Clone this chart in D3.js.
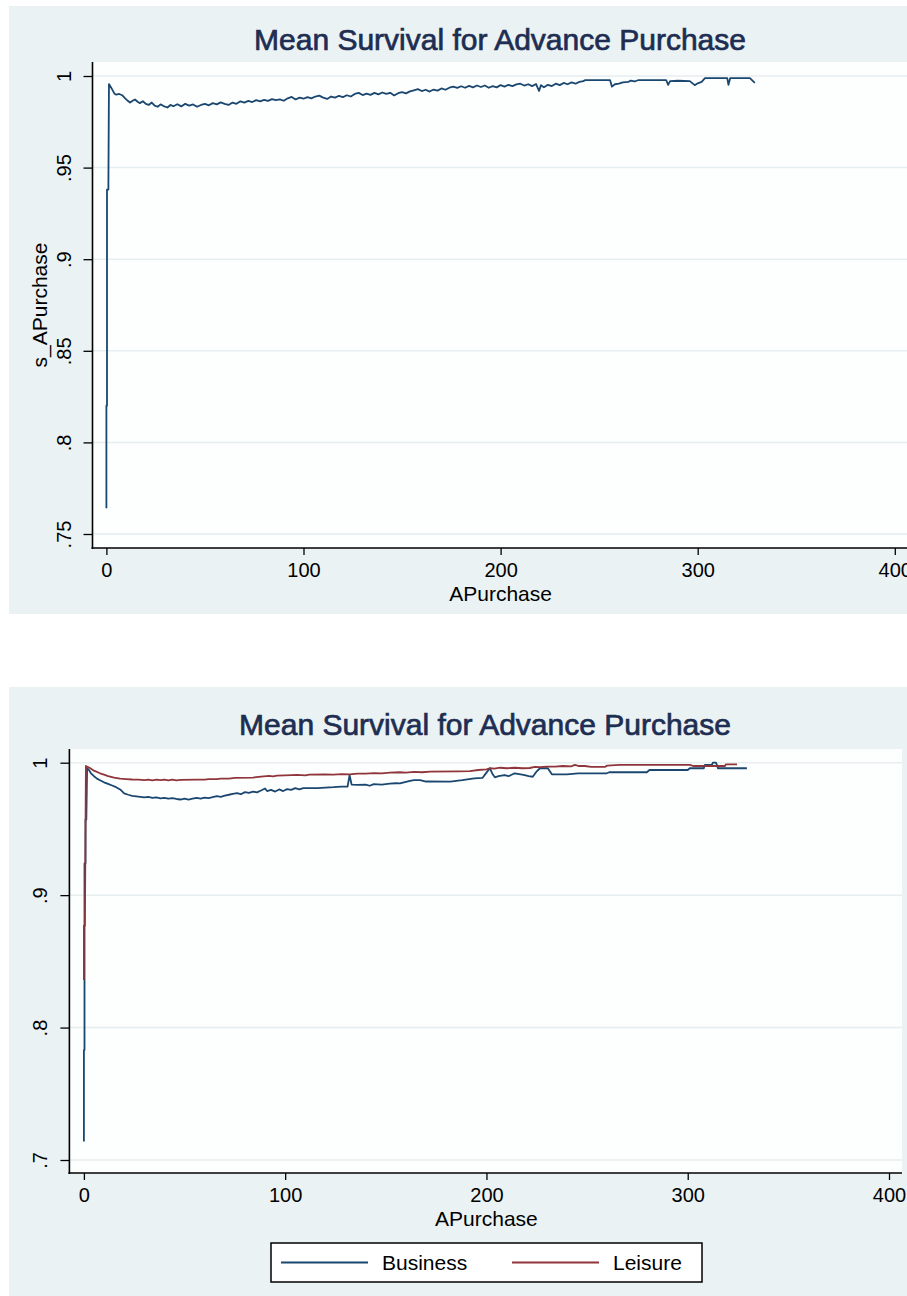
<!DOCTYPE html>
<html>
<head>
<meta charset="utf-8">
<script src="https://cdn.jsdelivr.net/npm/d3@7"></script>
<style>
  body { margin: 0; background: #fff; }
  text { font-family: "Liberation Sans", Arial, sans-serif; }
</style>
</head>
<body>
<div id="chart"></div>
<script>
// values
const chartTitle = "Mean Survival for Advance Purchase";
const xLabel = "APurchase";
const yLabelTop = "s_APurchase";
const xTicks = [0, 100, 200, 300, 400];
const topYTicks = [0.75, 0.8, 0.85, 0.9, 0.95, 1];
const bottomYTicks = [0.7, 0.8, 0.9, 1];
const seriesNames = ["Business", "Leisure"];

// [APurchase, survival]
const overall = [
  [0,.764],[0,.82],[0.3,.82],[0.3,.938],[1,.938],[1.3,.9956],[2.5,.9935],[4,.9905],[5,.9898],[6.5,.9902],
  [8,.9895],[9.5,.9878],[10.5,.9868],[12,.9855],[13.5,.9866],[14.5,.9872],[16,.9858],[17,.9852],[18.5,.9862],[20,.9848],
  [21.5,.9842],[23,.9855],[24.5,.9838],[26,.9832],[27.5,.9845],[29,.9836],[31,.9828],[32.5,.9842],[34,.9835],[36,.9846],
  [38,.9834],[40,.9848],[42,.9838],[44,.9845],[46,.9832],[48,.9842],[50,.9848],[52,.984],[54,.9852],[56,.9845],
  [58,.9856],[60,.9848],[62,.9842],[64,.9855],[66,.9848],[68,.9862],[70,.9855],[72,.9864],[74,.9858],[76,.9868],
  [78,.9862],[80,.987],[82,.9864],[84,.9874],[86,.9868],[88,.9872],[90,.9865],[92,.9878],[94,.9886],[96,.9872],
  [98,.9882],[100,.9876],[102,.9885],[104,.9878],[106,.9888],[108,.9893],[110,.9882],[112,.9875],[114,.9888],[116,.9882],
  [118,.9892],[120,.9885],[122,.9895],[124,.9888],[126,.9902],[128,.9908],[130,.9896],[132,.9904],[134,.9897],[136,.9908],
  [138,.99],[140,.991],[142,.9902],[144,.9908],[146,.9894],[148,.9906],[150,.9912],[152,.9905],[154,.9916],[156,.9922],
  [158,.9928],[160,.9918],[162,.9925],[164,.9915],[166,.9926],[168,.992],[170,.9932],[172,.9925],[174,.9936],[176,.9942],
  [178,.9935],[180,.9944],[182,.9936],[184,.9946],[186,.9938],[188,.9948],[190,.994],[192,.9948],[194,.9936],[196,.9945],
  [198,.9938],[200,.995],[202,.9942],[204,.9952],[206,.9945],[208,.9954],[210,.9958],[212,.9948],[214,.9955],[216,.9945],
  [218,.9956],[219.5,.9918],[220.5,.995],[222,.9938],[224,.9952],[226,.9945],[228,.9958],[230,.995],[232,.9962],[234,.9955],
  [236,.9965],[238,.9958],[240,.9968],[242,.9972],[243,.9978],[255.5,.9978],[256.5,.9942],[258,.9955],[260,.9958],[262,.9965],
  [265,.9968],[266,.9975],[268,.997],[270,.9978],[284,.9978],[285,.9952],[286,.9972],[290,.9974],[296,.9972],[298.5,.995],
  [300,.996],[302,.9968],[303.7,.9988],[315,.9988],[315.6,.9952],[316.5,.9988],[326.5,.9988],[329,.9962]
];

const business = [
  [0,.714],[0,.783],[0.3,.783],[0.3,.924],[0.8,.924],[0.8,.957],[1.2,.957],[1.6,.996],[2.5,.9945],[3.5,.992],
  [5,.9898],[6.5,.988],[8,.9868],[10,.9852],[12,.984],[14,.9828],[16,.9815],[18,.9798],[20,.9768],[22,.9758],
  [24,.975],[26,.9746],[28,.9742],[30,.9738],[32,.9742],[34,.9735],[36,.9738],[38,.9731],[40,.9735],[42,.9728],
  [44,.9732],[46,.9726],[48,.9722],[50,.9728],[52,.9722],[54,.9728],[56,.9734],[58,.9728],[60,.9736],[62,.9732],
  [64,.974],[66,.9748],[68,.9742],[70,.9752],[72,.9758],[74,.9765],[76,.977],[78,.9762],[80,.9778],[82,.9772],
  [84,.9782],[86,.9776],[88,.979],[90,.9805],[91,.9786],[93,.9795],[95,.9782],[97,.9798],[99,.9786],[101,.98],
  [103,.9795],[105,.9808],[107,.9798],[109,.9808],[116,.9808],[120,.9812],[124,.9815],[128,.982],[131,.982],[132,.9905],
  [133,.9835],[136,.9832],[140,.9835],[142,.9826],[144,.9838],[148,.9835],[152,.9842],[155,.9845],[157,.9844],[160,.9855],
  [162,.9862],[164,.9868],[167,.9869],[170,.9858],[182,.9857],[188,.9868],[194,.9882],[198,.9885],[200,.9925],[201.7,.9958],
  [203,.9915],[204.2,.989],[206,.9898],[209,.9907],[211,.9898],[214,.992],[217,.9912],[219,.9907],[221,.9898],[223,.9894],
  [225,.9935],[226.6,.9958],[230.5,.9958],[232.5,.9912],[240,.9912],[245.5,.992],[259.8,.992],[261,.9928],[279.7,.9928],[281,.9945],
  [300,.9945],[301,.9958],[308,.9958],[308.5,.9983],[312,.9983],[312.5,1.0],[314,1.0],[314.5,.9983],[315,.9958],[329.4,.9958]
];

const leisure = [
  [0,.836],[0,.877],[0.5,.877],[1,.9975],[3,.996],[5,.994],[8,.992],[10,.991],[12,.9898],[15,.9888],
  [18,.988],[21,.9876],[24,.9873],[27,.9872],[30,.9868],[32,.9872],[34,.9866],[36,.9872],[38,.9868],[40,.9872],
  [42,.9866],[44,.9872],[46,.9866],[48,.987],[56,.9872],[60,.9872],[62,.9876],[66,.9876],[68,.988],[72,.988],
  [75,.9885],[84,.9888],[88,.9895],[92,.99],[94,.9896],[96,.9902],[100,.9905],[106,.9908],[110,.9905],[112,.991],
  [120,.9912],[124,.991],[128,.9914],[132,.9912],[136,.9918],[140,.9918],[144,.9922],[148,.992],[152,.9925],[157,.9928],
  [160,.9925],[164,.993],[168,.9928],[172,.9932],[186,.9935],[191.8,.9937],[196,.9945],[200,.995],[201.7,.9958],[204,.9955],
  [206.7,.9962],[210,.9958],[214,.9962],[218,.9958],[221.6,.996],[224,.9968],[226.6,.9966],[230,.997],[234,.997],[238,.9975],
  [242,.9972],[244,.9983],[246,.9975],[248.9,.9975],[252,.9968],[258.8,.9968],[260,.9978],[266.3,.9983],[301,.9983],[303,.9975],
  [318.5,.9975],[319,.9988],[324.5,.9988]
];

const panelColor = "#eaf2f3";
const gridColor = "#e6eef0";
const titleColor = "#1e2d52";
const lineColors = ["#1a476f", "#90353b"];
const fmt = d => String(d).replace(/^0\./, ".");

const svg = d3.select("#chart").append("svg")
  .attr("width", 907)
  .attr("height", 1296);

function drawChart(o) {
  const g = svg.append("g");

  // outer graph region + plot region
  g.append("rect")
    .attr("x", o.panel[0]).attr("y", o.panel[1])
    .attr("width", o.panel[2]).attr("height", o.panel[3])
    .attr("fill", panelColor);
  g.append("rect")
    .attr("x", o.plot.left).attr("y", o.plot.top)
    .attr("width", o.plot.right - o.plot.left).attr("height", o.plot.bottom - o.plot.top)
    .attr("fill", "#fdfefe");

  const x = d3.scaleLinear().domain([0, 400]).range(o.xRange);
  const y = d3.scaleLinear().domain(o.yDomain).range(o.yRange);

  // gridlines
  g.selectAll(".grid")
    .data(o.yTicks)
    .enter().append("line")
    .attr("x1", o.plot.left).attr("x2", o.plot.right)
    .attr("y1", d => y(d)).attr("y2", d => y(d))
    .attr("stroke", gridColor).attr("stroke-width", 1.5);

  // title
  g.append("text")
    .attr("x", o.titleX).attr("y", o.titleY)
    .attr("text-anchor", "middle")
    .attr("font-size", 30)
    .attr("fill", titleColor)
    .attr("stroke", titleColor).attr("stroke-width", 0.7)
    .text(chartTitle);

  // lines
  const line = d3.line().x(d => x(d[0])).y(d => y(d[1]));
  o.series.forEach((s, i) => {
    g.append("path")
      .datum(s.values)
      .attr("fill", "none")
      .attr("stroke", s.color)
      .attr("stroke-width", 1.8)
      .attr("stroke-linejoin", "round")
      .attr("d", line);
  });

  // x axis
  const xAxis = g.append("g")
    .attr("transform", `translate(0,${o.plot.bottom})`)
    .call(d3.axisBottom(x).tickValues(xTicks).tickSize(7).tickPadding(8).tickFormat(d3.format("d")));
  xAxis.select(".domain").remove();
  xAxis.selectAll(".tick line").attr("stroke", "#000").attr("stroke-width", 1.3);
  xAxis.selectAll(".tick text").attr("font-size", 20).attr("fill", "#000")
    .attr("font-family", "'Liberation Sans', Arial, sans-serif");
  g.append("line")
    .attr("x1", o.plot.left - 1).attr("x2", o.plot.right)
    .attr("y1", o.plot.bottom).attr("y2", o.plot.bottom)
    .attr("stroke", "#000").attr("stroke-width", 1.6);

  g.append("text")
    .attr("x", x(200)).attr("y", o.plot.bottom + 53)
    .attr("text-anchor", "middle")
    .attr("font-size", 21)
    .text(xLabel);

  // y axis, rotated labels as Stata draws them
  const yAxis = g.append("g")
    .attr("transform", `translate(${o.plot.left},0)`)
    .call(d3.axisLeft(y).tickValues(o.yTicks).tickSize(9).tickFormat(fmt));
  yAxis.select(".domain").remove();
  yAxis.selectAll(".tick line").attr("stroke", "#000").attr("stroke-width", 1.3);
  yAxis.selectAll(".tick text")
    .attr("x", null).attr("dy", null)
    .attr("font-size", 20).attr("fill", "#000")
    .attr("font-family", "'Liberation Sans', Arial, sans-serif")
    .attr("text-anchor", "middle")
    .attr("transform", "translate(-22,0) rotate(-90)");
  g.append("line")
    .attr("x1", o.plot.left).attr("x2", o.plot.left)
    .attr("y1", o.plot.top).attr("y2", o.plot.bottom + 1)
    .attr("stroke", "#000").attr("stroke-width", 1.6);

  if (o.yLabel) {
    g.append("text")
      .attr("transform", `translate(${o.yLabelX},${(o.plot.top + o.plot.bottom) / 2}) rotate(-90)`)
      .attr("text-anchor", "middle")
      .attr("font-size", 21)
      .text(o.yLabel);
  }

  // legend
  if (o.legend) {
    const L = o.legend;
    g.append("rect")
      .attr("x", L.x).attr("y", L.y).attr("width", L.w).attr("height", L.h)
      .attr("fill", "#fff").attr("stroke", "#000").attr("stroke-width", 1.5);
    o.series.forEach((s, i) => {
      const lx = L.x + 10 + i * 231;
      g.append("line")
        .attr("x1", lx).attr("x2", lx + 87)
        .attr("y1", L.y + L.h / 2).attr("y2", L.y + L.h / 2)
        .attr("stroke", s.color).attr("stroke-width", 1.8);
      g.append("text")
        .attr("x", lx + 101).attr("y", L.y + L.h / 2 + 7)
        .attr("font-size", 21)
        .text(s.name);
    });
  }
}

drawChart({
  panel: [9, 6, 920, 608],
  plot: { left: 92.5, right: 920, top: 62, bottom: 548 },
  xRange: [106.4, 894.8],
  yDomain: [0.75, 1],
  yRange: [534, 76],
  yTicks: topYTicks,
  titleX: 500, titleY: 50,
  yLabel: yLabelTop, yLabelX: 47,
  series: [{ name: "overall", values: overall, color: lineColors[0] }]
});

drawChart({
  panel: [9, 687, 920, 620],
  plot: { left: 69.4, right: 902, top: 749, bottom: 1173 },
  xRange: [83.9, 889],
  yDomain: [0.7, 1],
  yRange: [1160, 762.7],
  yTicks: bottomYTicks,
  titleX: 485, titleY: 735,
  legend: { x: 271, y: 1243, w: 431, h: 39 },
  series: seriesNames.map((n, i) => ({
    name: n,
    values: i === 0 ? business : leisure,
    color: lineColors[i]
  }))
});
</script>
</body>
</html>
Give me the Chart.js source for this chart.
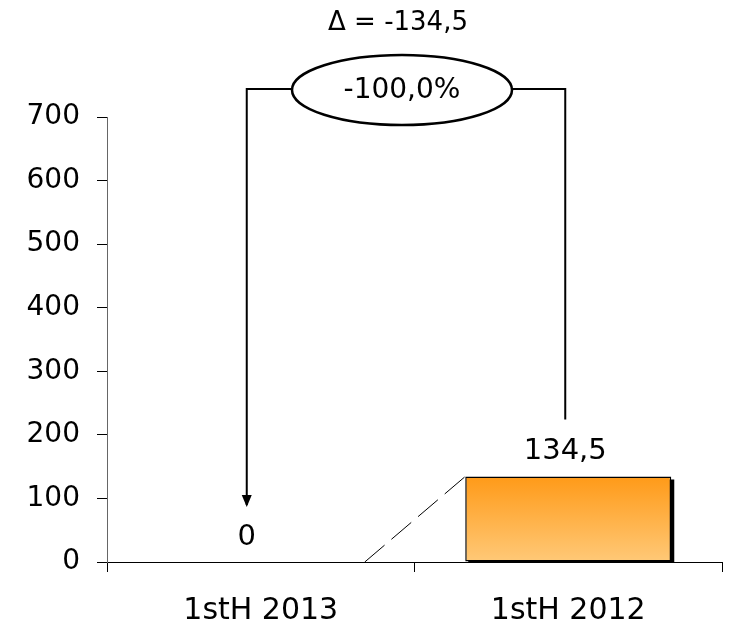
<!DOCTYPE html>
<html>
<head>
<meta charset="utf-8">
<script src="https://cdn.jsdelivr.net/npm/chart.js@4/dist/chart.umd.min.js"></script>
<style>
html,body{margin:0;padding:0;background:#fff;}
#wrap{width:731px;height:637px;}
</style>
</head>
<body>
<div id="wrap"><canvas id="c" width="731" height="637"></canvas></div>
<script>
const categories = ['1stH 2013', '1stH 2012'];
const values = [0, 134.5];
const valueLabels = ['0', '134,5'];
const deltaLabel = '\u0394 = -134,5';
const pctLabel = '-100,0%';
const yMin = 0, yMax = 700, yStep = 100;

const FONT = "'DejaVu Sans', Verdana, sans-serif";

const annot = {
  id: 'annot',
  beforeDatasetsDraw(chart) {
    const ctx = chart.ctx;
    const meta = chart.getDatasetMeta(0);
    const y = chart.scales.y;
    ctx.save();
    meta.data.forEach((b, i) => {
      if (values[i] <= 0) return;
      const w = b.width;
      ctx.fillStyle = '#000';
      ctx.fillRect(b.x - w / 2 + 3, b.y + 3, w, y.getPixelForValue(0) - b.y - 3);
    });
    ctx.restore();
  },
  afterDraw(chart) {
    const ctx = chart.ctx;
    const meta = chart.getDatasetMeta(0);
    const y = chart.scales.y;
    const ca = chart.chartArea;
    const b0 = meta.data[0], b1 = meta.data[1];
    const base = y.getPixelForValue(0);
    ctx.save();
    // value labels
    ctx.fillStyle = '#000';
    ctx.font = '29px ' + FONT;
    ctx.textAlign = 'center';
    ctx.textBaseline = 'middle';
    const leftX = b0.x - 14;
    ctx.fillText(valueLabels[0], leftX, b0.y - 25);
    ctx.fillText(valueLabels[1], b1.x - 3, b1.y - 25);

    // dashed connector
    ctx.strokeStyle = '#000';
    ctx.lineWidth = 1;
    ctx.setLineDash([26, 9]);
    ctx.beginPath();
    ctx.moveTo(b0.x + b1.width / 2 + 1, base);
    ctx.lineTo(b1.x - b1.width / 2, b1.y);
    ctx.stroke();
    ctx.setLineDash([]);

    // bracket
    const topY = ca.top - 28;
    const rightX = b1.x - 3;
    const midX = (leftX + rightX) / 2 - 4;
    const rx = 110, ry = 35;
    ctx.lineWidth = 2;
    ctx.beginPath();
    ctx.moveTo(leftX, base - 57);
    ctx.lineTo(leftX, topY);
    ctx.lineTo(midX - rx, topY);
    ctx.moveTo(midX + rx, topY);
    ctx.lineTo(rightX, topY);
    ctx.lineTo(rightX, b1.y - 57);
    ctx.stroke();
    // arrow head
    ctx.beginPath();
    ctx.moveTo(leftX - 5, base - 67);
    ctx.lineTo(leftX + 5, base - 67);
    ctx.lineTo(leftX, base - 55);
    ctx.closePath();
    ctx.fill();
    // ellipse
    ctx.beginPath();
    ctx.ellipse(midX, topY + 1, rx, ry, 0, 0, Math.PI * 2);
    ctx.fillStyle = '#fff';
    ctx.fill();
    ctx.lineWidth = 2.5;
    ctx.stroke();
    ctx.fillStyle = '#000';
    ctx.font = '28px ' + FONT;
    ctx.fillText(pctLabel, midX, topY + 2);
    ctx.font = '26px ' + FONT;
    ctx.fillText(deltaLabel, midX - 4, 23);
    ctx.restore();
  }
};

new Chart(document.getElementById('c'), {
  type: 'bar',
  data: {
    labels: categories,
    datasets: [{
      data: values,
      backgroundColor(ctx) {
        const c = ctx.chart;
        const ca = c.chartArea;
        if (!ca) return '#FFA533';
        const yScale = c.scales.y;
        const top = yScale.getPixelForValue(values[1]);
        const bot = yScale.getPixelForValue(0);
        const g = c.ctx.createLinearGradient(0, top, 0, bot);
        g.addColorStop(0, '#FF9A18');
        g.addColorStop(1, '#FFC978');
        return g;
      },
      borderColor: '#000',
      borderWidth: 1.5,
      borderSkipped: false,
      barPercentage: 0.67,
      categoryPercentage: 1
    }]
  },
  options: {
    responsive: false,
    animation: false,
    devicePixelRatio: 1,
    layout: { padding: { left: 0, right: 9, top: 117, bottom: 0 } },
    plugins: { legend: { display: false }, tooltip: { enabled: false } },
    scales: {
      x: {
        grid: { display: true, drawOnChartArea: false, drawTicks: true, tickLength: 10, color: '#000', offset: true },
        border: { display: true, color: '#000', width: 1 },
        ticks: { color: '#000', font: { family: FONT, size: 30 }, padding: 21 },
        afterFit(s) { s.height = 75; }
      },
      y: {
        min: yMin, max: yMax,
        grid: { display: true, drawOnChartArea: false, drawTicks: true, tickLength: 10, color: '#000' },
        border: { display: true, color: '#666', width: 1 },
        ticks: { stepSize: yStep, color: '#000', font: { family: FONT, size: 28 }, padding: 17 },
        afterFit(s) { s.width = 107; }
      }
    }
  },
  plugins: [annot]
});
</script>
</body>
</html>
———
Problem statement: Only lines that contain the word "this" are wanted; copy each of them.

Correct output:
Clone this chart in D3.js.
Give me the Chart.js source for this chart.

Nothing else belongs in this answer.